AFSCME defends tax-hike as pro-worker

The tax stands. An effort to increase citizen input led aldermen to reconsider the sales and motor fuel increases passed in March. At Monday night’s city council meeting, DeKalb (IL) 7th Ward Alderman Brent Keller and 1st Ward Alderman Bertrand Simpson joined 6th Ward Alderman Dave Baker in voting against the tax increase this time. However, their four fellow aldermen voted to keep it in place. This leaves the city’s sales tax rate at eight percent and keeps the two-cent motor fuel tax.

“Given that we have no alternative plan, it would be irresponsible of me [to vote against the tax],” said 4th Ward Alderwoman Donna Gorski.

All council members except Baker echoed Gorski’s sentiment.

Baker said the tax will put already suffering business owners at a disadvantage by sending consumer dollars to other, lower-taxed communities.

The reconsideration came in response to numerous citizens contacting aldermen over the increase, which many felt was brought to vote with too little input from the community and too little time to discuss alternatives.

“When you’re in a crisis, you have to pull out all the stops,” said DeKalb resident Lynn Fazekas during the citizen comment period. She added, however, the tax was passed “really fast” and she wants the council “to look for more cuts.”

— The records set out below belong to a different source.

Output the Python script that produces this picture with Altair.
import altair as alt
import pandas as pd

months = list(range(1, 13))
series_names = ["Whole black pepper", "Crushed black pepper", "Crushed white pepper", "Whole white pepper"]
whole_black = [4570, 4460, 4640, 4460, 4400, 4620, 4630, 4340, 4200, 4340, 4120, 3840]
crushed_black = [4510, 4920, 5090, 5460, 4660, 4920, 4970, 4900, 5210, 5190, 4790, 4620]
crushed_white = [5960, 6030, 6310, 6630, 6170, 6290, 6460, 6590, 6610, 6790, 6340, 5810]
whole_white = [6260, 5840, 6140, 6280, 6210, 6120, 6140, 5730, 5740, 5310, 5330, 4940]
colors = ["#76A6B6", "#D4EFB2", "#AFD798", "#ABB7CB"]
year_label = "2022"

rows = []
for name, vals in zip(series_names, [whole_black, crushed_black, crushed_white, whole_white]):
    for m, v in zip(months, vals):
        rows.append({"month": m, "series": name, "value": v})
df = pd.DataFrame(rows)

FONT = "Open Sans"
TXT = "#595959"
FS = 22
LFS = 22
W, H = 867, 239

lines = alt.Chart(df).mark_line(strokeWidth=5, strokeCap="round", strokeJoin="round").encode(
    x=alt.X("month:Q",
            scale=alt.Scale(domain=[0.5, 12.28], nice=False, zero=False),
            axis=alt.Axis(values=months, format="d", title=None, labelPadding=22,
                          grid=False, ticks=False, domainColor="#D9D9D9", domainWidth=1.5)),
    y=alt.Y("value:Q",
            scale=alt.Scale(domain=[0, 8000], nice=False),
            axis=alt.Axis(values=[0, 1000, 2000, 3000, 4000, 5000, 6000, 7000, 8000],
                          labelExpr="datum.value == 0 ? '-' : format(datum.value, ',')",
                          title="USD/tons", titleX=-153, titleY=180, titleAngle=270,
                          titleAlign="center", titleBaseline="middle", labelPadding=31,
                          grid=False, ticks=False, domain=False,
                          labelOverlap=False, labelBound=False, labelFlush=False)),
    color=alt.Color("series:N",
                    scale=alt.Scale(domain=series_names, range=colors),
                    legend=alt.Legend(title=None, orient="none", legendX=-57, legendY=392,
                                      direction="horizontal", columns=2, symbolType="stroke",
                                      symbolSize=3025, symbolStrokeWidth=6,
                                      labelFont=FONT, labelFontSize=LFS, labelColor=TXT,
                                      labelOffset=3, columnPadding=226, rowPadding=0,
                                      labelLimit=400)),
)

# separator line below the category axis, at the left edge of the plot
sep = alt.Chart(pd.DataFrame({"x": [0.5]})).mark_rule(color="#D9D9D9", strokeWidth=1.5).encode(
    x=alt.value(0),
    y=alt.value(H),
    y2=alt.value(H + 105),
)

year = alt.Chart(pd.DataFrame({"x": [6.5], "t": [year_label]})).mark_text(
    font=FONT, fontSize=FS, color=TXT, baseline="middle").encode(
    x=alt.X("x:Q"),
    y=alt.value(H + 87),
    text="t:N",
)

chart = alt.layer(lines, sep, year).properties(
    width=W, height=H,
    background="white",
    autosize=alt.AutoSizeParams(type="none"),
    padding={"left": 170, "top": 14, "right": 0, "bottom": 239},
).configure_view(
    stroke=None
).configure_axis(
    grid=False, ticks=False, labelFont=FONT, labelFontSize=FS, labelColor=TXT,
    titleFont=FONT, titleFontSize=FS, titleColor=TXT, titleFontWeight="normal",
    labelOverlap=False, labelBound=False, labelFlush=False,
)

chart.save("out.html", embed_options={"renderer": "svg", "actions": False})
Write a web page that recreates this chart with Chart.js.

Mike Taylor, president of the American Federation of State, County and Municipal Employees (AFSCME) local 813, said the increases were done in response to a city-wide crisis. If the tax increases did not go into effect as planned, it would punish workers.

“AFSCME labor is not responsible for this crisis,” Taylor said, adding if the planned layoffs had gone through, the effect on city services would have been felt immediately.

Herb Rubin, a constant supporter of the increases in the interest of avoiding layoffs of city workers, said the time given for public input was insufficient. He asked the council to consider the 2009 budget and look for areas to cut before voting to rescind the tax increases.